When elephants fight

At COP15, carbon is power: the more you have, the more you matter, which is why all eyes are on China and the United States as the talking gets down to the wire.  The world’s two biggest emitters have been trading harsh words for ten days and, as some 114 heads of state or government pile into Copenhagen, the US China tone is getting no better.  

Senator John Kerry’s speech here this morning covered all the sore points: yes, the US had failed so far, he admitted, but it was back in the game and things would be different.  He pointed to President Obama’s green agenda and seemed confident that Congress would come good, if only under the threat that the EPA would regulate if the politicians didn’t legislate. 
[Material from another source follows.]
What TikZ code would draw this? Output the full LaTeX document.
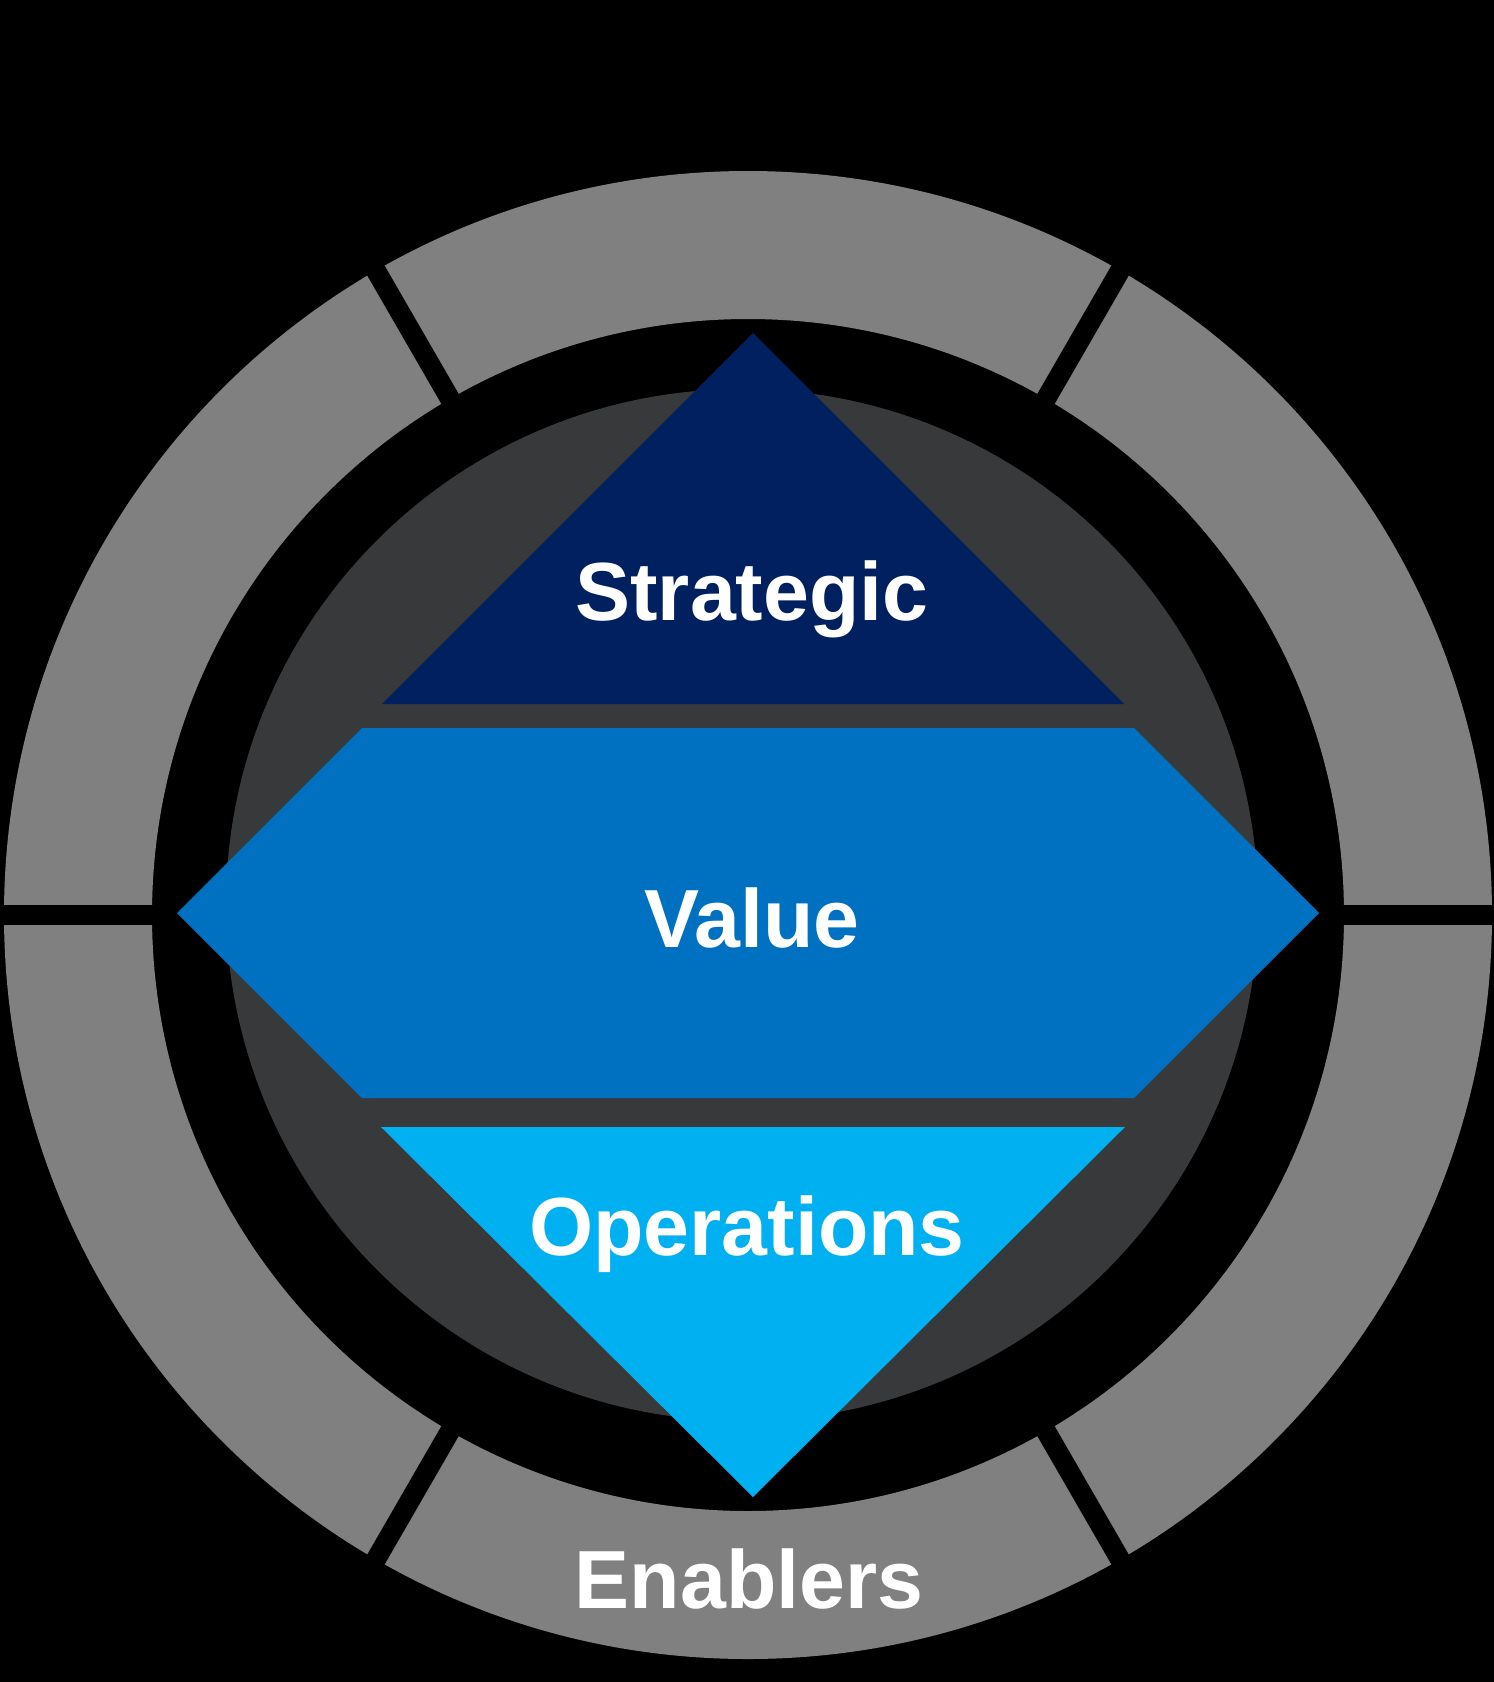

But, he said, all that  was contingent on what happened in Copenhagen and it was more than an inconvenient truth that by 2020 China’s emissions would be 40 per cent larger than those of the US. All major emitters, he said, had to take on binding targets and every country that was part of the problem now or in the future had to be transparent and accountable. 

Shared responsibility, Senator Kerry argued, entails an obligation to each country to share information about its good faith commitments. Trust and transparency were key and verification was neither new nor threatening, being more than exists in nuclear or in trade agreements. Without an agreement that addresses this core of transparency, Senator Kerry stressed, it will be difficult to proceed. And for good measure, in less than diplomatic language, he said nobody who failed to sign up could expect to “dump high carbon goods” in the US markets. In other words, China,  comply or face tariffs on your goods.

This is language that China is likely to resent. The Chinese side has flatly turned down international verification and shows no sign of shifting. Some Chinese commentators believe that the notorious unreliability of Chinese statistics lie behind the refusal; others say they believe a verification regime will open the door for its arch rival the US to interfere with Chinese energy policy and other  fundamentals of the Chinese economy.    China has further said that it will not accept international verification for anything that is not being paid for with international finance, and that it does not want short term finance in any event.

The fact is there is little trust and less good faith in this issue and to the Chinese side, ever suspicious that the US is determined to prevent China’s rise, it looks like a Trojan horse.  China and the US have much to gain from cooperation, but if they do not get over this impasse, they put the global deal in jeopardy.